A game of chicken

The return of the Westminster Agriculture Bill to the Commons in the next few days is a pivotal moment – for Brexit, for Scotland and in many ways for democracy. The latest Which? Poll out today shows 94% of people want to maintain high food standards and 77% would be uncomfortable eating chlorinated chicken.

Yet the UK Government is refusing to accept the Lords amendments which would ensure that the food we import meets the same standards on environment and animal welfare as the food we produce at home. 

There are two ways to maintain standards. Regulation is simple. If a product doesn’t meet our standards, it doesn’t get past Customs. These chickens were kept in cramped, dirty conditions? No thanks. This palm oil in this ice cream came from illegally cleared plantations?
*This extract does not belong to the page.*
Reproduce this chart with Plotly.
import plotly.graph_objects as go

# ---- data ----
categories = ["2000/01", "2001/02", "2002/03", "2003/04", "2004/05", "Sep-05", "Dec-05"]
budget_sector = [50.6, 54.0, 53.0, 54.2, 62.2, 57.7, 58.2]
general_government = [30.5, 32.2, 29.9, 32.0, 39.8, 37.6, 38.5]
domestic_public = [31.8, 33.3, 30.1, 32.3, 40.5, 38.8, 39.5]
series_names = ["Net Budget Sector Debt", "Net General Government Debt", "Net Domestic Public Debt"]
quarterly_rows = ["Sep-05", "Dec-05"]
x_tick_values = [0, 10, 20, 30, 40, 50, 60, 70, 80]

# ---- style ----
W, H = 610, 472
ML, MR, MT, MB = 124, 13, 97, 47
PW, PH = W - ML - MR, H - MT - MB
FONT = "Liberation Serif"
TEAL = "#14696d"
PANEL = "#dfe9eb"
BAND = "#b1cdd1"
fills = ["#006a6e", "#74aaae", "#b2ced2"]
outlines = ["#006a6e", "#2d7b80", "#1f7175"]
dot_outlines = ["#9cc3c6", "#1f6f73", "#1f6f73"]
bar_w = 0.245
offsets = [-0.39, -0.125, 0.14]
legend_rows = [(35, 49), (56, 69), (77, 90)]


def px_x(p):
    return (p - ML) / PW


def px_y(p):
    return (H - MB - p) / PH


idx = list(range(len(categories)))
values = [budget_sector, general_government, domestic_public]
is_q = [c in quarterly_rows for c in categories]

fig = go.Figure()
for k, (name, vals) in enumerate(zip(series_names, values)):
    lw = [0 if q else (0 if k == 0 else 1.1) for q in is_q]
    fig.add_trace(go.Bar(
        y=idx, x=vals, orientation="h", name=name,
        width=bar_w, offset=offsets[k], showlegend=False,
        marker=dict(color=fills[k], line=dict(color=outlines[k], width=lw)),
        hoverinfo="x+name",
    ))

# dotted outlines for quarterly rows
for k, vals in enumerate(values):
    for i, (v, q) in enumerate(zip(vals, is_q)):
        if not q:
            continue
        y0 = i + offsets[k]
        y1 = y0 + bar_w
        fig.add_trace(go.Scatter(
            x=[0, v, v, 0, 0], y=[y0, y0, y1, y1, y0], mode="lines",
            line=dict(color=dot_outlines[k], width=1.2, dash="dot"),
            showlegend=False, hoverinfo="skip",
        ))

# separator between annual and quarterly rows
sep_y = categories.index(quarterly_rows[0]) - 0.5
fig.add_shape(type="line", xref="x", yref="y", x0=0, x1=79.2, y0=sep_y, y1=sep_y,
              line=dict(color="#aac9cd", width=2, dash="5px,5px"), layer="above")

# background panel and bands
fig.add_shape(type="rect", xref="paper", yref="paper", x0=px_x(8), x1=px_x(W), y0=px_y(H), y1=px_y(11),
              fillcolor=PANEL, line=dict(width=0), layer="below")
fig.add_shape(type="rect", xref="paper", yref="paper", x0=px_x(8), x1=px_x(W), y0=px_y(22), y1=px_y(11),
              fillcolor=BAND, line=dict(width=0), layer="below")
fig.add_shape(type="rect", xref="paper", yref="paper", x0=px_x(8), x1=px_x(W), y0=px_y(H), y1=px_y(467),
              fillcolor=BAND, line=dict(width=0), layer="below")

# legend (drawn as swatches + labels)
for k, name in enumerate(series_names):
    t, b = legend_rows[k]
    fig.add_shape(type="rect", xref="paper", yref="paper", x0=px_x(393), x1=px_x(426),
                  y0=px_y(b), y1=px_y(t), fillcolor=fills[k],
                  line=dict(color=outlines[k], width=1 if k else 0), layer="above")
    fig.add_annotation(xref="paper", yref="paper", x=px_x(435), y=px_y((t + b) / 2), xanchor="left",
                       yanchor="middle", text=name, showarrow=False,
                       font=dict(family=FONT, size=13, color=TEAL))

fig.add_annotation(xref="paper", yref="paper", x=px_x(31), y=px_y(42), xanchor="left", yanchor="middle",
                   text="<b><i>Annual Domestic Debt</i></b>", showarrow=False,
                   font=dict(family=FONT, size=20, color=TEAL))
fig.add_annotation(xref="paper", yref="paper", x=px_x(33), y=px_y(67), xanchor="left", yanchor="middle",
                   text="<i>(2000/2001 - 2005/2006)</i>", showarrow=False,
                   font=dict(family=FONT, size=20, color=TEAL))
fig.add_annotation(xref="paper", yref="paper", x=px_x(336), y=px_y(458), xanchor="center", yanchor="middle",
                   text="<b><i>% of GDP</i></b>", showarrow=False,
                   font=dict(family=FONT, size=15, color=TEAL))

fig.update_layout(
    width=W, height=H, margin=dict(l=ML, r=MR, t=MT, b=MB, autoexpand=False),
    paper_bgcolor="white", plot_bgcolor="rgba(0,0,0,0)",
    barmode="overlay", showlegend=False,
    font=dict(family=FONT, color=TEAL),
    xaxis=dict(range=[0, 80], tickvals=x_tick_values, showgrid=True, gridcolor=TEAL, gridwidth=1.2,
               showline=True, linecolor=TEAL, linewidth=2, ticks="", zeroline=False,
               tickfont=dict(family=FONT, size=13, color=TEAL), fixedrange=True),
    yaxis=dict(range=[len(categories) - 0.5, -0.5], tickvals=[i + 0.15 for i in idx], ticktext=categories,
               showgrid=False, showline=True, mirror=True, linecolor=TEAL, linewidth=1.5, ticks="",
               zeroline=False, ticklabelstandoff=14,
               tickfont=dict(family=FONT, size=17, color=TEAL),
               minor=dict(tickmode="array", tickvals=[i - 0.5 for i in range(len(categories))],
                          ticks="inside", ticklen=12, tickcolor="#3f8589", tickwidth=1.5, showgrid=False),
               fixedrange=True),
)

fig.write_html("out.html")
No thanks. We’ve no idea where these fish came from? No thanks.

Or we could let people choose. We don’t do that with children’s toys – there are no ‘this may poison your child’ warning labels. We don’t do that with with electrical equipment – we can’t opt in for one which only gives you a shock occasionally to save a quid or two. So why do it with food?

The Government argues that we can leave it to the market, because people will choose higher quality food. For those of us at the sharp end of food insecurity, the argument of “freedom to choose” is of course hard to swallow. And the impacts of it go beyond the consumers. Conservative peer Anne McIntosh reminded us how this argument works out in practice in last week’s House of Lords debate:

It appears that the Government are seriously considering allowing in these substandard products, as I would call them, but placing tariffs on them and labelling them. That is completely unacceptable… 
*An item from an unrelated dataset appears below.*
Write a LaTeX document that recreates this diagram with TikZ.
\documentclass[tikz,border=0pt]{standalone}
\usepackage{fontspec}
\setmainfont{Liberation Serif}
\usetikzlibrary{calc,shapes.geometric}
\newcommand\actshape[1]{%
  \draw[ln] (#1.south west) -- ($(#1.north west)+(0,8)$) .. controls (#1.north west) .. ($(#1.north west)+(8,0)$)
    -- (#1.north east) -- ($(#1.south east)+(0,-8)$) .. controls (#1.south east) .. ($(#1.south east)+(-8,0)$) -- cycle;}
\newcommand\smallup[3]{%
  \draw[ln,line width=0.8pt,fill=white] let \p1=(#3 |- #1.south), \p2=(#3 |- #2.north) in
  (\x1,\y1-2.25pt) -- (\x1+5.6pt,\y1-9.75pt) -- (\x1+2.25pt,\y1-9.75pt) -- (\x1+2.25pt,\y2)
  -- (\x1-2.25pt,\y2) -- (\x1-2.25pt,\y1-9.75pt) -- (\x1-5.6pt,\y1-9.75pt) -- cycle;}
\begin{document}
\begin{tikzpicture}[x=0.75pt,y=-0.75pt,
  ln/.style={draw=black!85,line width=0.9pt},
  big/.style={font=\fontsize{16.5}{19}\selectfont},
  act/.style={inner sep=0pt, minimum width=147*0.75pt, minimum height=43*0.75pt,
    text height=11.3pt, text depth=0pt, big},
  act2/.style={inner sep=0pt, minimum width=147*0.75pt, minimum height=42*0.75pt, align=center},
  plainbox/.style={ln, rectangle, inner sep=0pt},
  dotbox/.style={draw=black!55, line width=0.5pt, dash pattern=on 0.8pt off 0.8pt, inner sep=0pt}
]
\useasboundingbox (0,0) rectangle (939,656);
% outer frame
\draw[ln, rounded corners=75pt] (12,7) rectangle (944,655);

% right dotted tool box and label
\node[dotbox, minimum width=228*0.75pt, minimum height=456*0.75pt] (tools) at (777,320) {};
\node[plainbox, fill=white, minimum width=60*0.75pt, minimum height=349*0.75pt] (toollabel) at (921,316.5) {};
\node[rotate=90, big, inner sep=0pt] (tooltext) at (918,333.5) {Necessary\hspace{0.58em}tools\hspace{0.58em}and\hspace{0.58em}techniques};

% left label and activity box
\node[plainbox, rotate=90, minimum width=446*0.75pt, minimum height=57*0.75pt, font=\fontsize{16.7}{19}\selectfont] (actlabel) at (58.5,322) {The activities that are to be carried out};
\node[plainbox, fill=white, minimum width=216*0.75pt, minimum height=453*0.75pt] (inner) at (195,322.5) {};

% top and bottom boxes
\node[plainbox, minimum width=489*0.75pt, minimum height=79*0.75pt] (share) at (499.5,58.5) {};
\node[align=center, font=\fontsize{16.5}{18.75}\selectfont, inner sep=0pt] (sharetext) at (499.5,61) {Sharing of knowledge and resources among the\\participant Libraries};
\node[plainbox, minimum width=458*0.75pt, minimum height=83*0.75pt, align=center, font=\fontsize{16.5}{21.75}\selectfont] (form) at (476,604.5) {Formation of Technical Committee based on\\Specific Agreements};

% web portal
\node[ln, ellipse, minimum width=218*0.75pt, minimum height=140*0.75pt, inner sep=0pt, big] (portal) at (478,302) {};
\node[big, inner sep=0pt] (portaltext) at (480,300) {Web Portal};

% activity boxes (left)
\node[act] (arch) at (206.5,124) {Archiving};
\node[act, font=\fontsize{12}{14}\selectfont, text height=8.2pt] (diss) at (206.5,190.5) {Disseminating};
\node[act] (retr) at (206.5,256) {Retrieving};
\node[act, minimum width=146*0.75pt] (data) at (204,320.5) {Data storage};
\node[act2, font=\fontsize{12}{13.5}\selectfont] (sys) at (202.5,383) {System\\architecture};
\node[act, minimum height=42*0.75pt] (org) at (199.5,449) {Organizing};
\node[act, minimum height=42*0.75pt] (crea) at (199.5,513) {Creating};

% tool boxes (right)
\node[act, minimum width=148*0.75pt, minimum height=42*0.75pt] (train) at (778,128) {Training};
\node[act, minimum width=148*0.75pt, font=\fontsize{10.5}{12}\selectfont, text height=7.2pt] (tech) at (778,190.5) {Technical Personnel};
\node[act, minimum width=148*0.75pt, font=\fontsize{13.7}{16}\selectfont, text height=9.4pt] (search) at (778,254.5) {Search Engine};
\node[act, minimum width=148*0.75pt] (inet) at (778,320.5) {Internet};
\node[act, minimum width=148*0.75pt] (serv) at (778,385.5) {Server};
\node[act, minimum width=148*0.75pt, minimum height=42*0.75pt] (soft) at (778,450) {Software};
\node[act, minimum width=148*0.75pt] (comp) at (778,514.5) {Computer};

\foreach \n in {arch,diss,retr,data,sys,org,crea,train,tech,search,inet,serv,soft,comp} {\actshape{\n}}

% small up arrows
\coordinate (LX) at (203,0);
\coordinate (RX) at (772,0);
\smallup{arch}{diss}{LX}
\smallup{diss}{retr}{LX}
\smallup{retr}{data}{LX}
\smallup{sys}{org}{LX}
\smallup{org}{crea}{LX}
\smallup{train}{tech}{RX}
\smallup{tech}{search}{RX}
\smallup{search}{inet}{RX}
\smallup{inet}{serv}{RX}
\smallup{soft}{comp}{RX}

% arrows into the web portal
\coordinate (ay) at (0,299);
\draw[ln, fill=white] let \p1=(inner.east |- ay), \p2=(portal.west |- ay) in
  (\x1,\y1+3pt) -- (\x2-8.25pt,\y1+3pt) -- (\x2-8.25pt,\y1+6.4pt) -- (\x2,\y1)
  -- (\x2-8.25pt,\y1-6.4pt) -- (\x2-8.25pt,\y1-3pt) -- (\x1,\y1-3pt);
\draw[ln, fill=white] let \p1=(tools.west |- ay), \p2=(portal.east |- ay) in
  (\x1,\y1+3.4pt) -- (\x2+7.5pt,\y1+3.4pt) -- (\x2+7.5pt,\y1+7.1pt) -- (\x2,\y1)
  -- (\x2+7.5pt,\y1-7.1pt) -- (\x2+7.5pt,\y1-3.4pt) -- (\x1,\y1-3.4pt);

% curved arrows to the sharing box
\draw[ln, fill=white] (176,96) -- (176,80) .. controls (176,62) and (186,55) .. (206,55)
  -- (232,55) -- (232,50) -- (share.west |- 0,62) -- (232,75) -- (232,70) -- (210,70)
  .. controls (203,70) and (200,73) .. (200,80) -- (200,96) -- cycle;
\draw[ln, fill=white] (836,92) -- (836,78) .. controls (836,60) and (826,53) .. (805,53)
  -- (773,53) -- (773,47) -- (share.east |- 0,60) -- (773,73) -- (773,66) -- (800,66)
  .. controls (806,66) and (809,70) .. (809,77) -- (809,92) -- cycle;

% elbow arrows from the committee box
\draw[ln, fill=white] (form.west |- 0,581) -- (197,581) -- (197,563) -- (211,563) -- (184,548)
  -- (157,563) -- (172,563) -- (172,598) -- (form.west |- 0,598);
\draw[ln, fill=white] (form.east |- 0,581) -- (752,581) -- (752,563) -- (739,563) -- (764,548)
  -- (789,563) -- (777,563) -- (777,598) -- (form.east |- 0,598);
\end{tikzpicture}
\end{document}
We could end up in a situation that the Minister… will remember only too well: the unilateral ban in this country on sow stalls and tethers. Yes, we had the red tractor system… but the consumers went out and voted with their feet. They read the label, but they looked at the price and bought the cheaper imports. I do not want to place our consumers in that difficult position, and I do not want to see family farms where I grew up, and which I represented for 18 years, go to the wall because the Government will not sign on the dotted line… 

Of course, the UK Government’s real concern is a UK-US trade deal. No chlorinated chicken, no deal. But they underestimate the strength of consumer feeling on this issue. Nobody voted for Brexit to make chicken cheaper and crueller. Nobody voted for Brexit to put UK farmers out of business. 

Fundamentally, this is a right to food issue: ensuring that our food is not just available but also culturally acceptable, healthy and sustainable. It must be for the people of a country – whether Scotland or the UK – to make the call about what they eat; not just as individuals, but as a society. And of course even if the Scottish Parliament wanted to ban this chicken, the Internal Market Bill will allow Westminster to overrule Holyrood. 

This goes beyond the impact on Scotland and the UK. The UK imports more food than India – we import three times as much food as we export. Upholding our standards – on the environment, on climate change, on animal welfare, on traceability – is one place we can show leadership. So as we argue for urgent action on biodiversity and climate change, let’s not forget that food standards save lives – now and for future generations.